▸ **WHAT THIS TASK INVOLVES**:
Give back the full material, exactly as it reads.
-- begin GIVEN INFORMATION --
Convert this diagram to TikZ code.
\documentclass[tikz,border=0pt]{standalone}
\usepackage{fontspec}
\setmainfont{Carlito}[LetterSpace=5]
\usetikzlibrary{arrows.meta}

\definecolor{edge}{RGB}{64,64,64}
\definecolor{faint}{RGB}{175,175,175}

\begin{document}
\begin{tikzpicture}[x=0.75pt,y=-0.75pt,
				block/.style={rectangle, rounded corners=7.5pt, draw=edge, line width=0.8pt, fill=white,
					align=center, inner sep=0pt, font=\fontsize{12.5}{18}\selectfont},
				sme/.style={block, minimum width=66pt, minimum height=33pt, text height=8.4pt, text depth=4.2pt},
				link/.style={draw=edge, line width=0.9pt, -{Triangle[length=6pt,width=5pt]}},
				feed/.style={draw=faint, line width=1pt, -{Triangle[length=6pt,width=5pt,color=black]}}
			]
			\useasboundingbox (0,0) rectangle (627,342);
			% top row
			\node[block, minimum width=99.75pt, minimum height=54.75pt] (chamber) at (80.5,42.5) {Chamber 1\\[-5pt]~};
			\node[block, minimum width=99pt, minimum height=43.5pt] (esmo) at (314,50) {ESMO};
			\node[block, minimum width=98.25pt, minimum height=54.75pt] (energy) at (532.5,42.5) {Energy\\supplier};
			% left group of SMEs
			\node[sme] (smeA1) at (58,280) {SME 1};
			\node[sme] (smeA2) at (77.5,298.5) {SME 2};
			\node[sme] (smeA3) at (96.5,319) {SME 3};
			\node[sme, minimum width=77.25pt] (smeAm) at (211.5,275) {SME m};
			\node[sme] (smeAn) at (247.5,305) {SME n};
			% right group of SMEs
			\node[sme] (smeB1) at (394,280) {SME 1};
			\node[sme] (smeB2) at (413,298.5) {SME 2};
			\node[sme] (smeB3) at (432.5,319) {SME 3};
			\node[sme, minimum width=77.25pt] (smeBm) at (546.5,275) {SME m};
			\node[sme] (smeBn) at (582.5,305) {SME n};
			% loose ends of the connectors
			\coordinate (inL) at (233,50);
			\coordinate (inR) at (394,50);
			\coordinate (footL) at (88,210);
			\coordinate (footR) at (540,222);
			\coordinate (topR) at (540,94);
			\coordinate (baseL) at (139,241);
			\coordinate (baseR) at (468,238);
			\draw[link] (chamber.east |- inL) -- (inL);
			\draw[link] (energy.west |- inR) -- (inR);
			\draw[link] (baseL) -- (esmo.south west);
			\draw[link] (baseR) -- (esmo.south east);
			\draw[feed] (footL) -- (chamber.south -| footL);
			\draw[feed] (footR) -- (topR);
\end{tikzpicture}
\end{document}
-- end GIVEN INFORMATION --
▸ **REPLY**:
Convert this diagram to TikZ code.
\documentclass[tikz,border=0pt]{standalone}
\usepackage{fontspec}
\setmainfont{Carlito}[LetterSpace=5]
\usetikzlibrary{arrows.meta}

\definecolor{edge}{RGB}{64,64,64}
\definecolor{faint}{RGB}{175,175,175}

\begin{document}
\begin{tikzpicture}[x=0.75pt,y=-0.75pt,
				block/.style={rectangle, rounded corners=7.5pt, draw=edge, line width=0.8pt, fill=white,
					align=center, inner sep=0pt, font=\fontsize{12.5}{18}\selectfont},
				sme/.style={block, minimum width=66pt, minimum height=33pt, text height=8.4pt, text depth=4.2pt},
				link/.style={draw=edge, line width=0.9pt, -{Triangle[length=6pt,width=5pt]}},
				feed/.style={draw=faint, line width=1pt, -{Triangle[length=6pt,width=5pt,color=black]}}
			]
			\useasboundingbox (0,0) rectangle (627,342);
			% top row
			\node[block, minimum width=99.75pt, minimum height=54.75pt] (chamber) at (80.5,42.5) {Chamber 1\\[-5pt]~};
			\node[block, minimum width=99pt, minimum height=43.5pt] (esmo) at (314,50) {ESMO};
			\node[block, minimum width=98.25pt, minimum height=54.75pt] (energy) at (532.5,42.5) {Energy\\supplier};
			% left group of SMEs
			\node[sme] (smeA1) at (58,280) {SME 1};
			\node[sme] (smeA2) at (77.5,298.5) {SME 2};
			\node[sme] (smeA3) at (96.5,319) {SME 3};
			\node[sme, minimum width=77.25pt] (smeAm) at (211.5,275) {SME m};
			\node[sme] (smeAn) at (247.5,305) {SME n};
			% right group of SMEs
			\node[sme] (smeB1) at (394,280) {SME 1};
			\node[sme] (smeB2) at (413,298.5) {SME 2};
			\node[sme] (smeB3) at (432.5,319) {SME 3};
			\node[sme, minimum width=77.25pt] (smeBm) at (546.5,275) {SME m};
			\node[sme] (smeBn) at (582.5,305) {SME n};
			% loose ends of the connectors
			\coordinate (inL) at (233,50);
			\coordinate (inR) at (394,50);
			\coordinate (footL) at (88,210);
			\coordinate (footR) at (540,222);
			\coordinate (topR) at (540,94);
			\coordinate (baseL) at (139,241);
			\coordinate (baseR) at (468,238);
			\draw[link] (chamber.east |- inL) -- (inL);
			\draw[link] (energy.west |- inR) -- (inR);
			\draw[link] (baseL) -- (esmo.south west);
			\draw[link] (baseR) -- (esmo.south east);
			\draw[feed] (footL) -- (chamber.south -| footL);
			\draw[feed] (footR) -- (topR);
\end{tikzpicture}
\end{document}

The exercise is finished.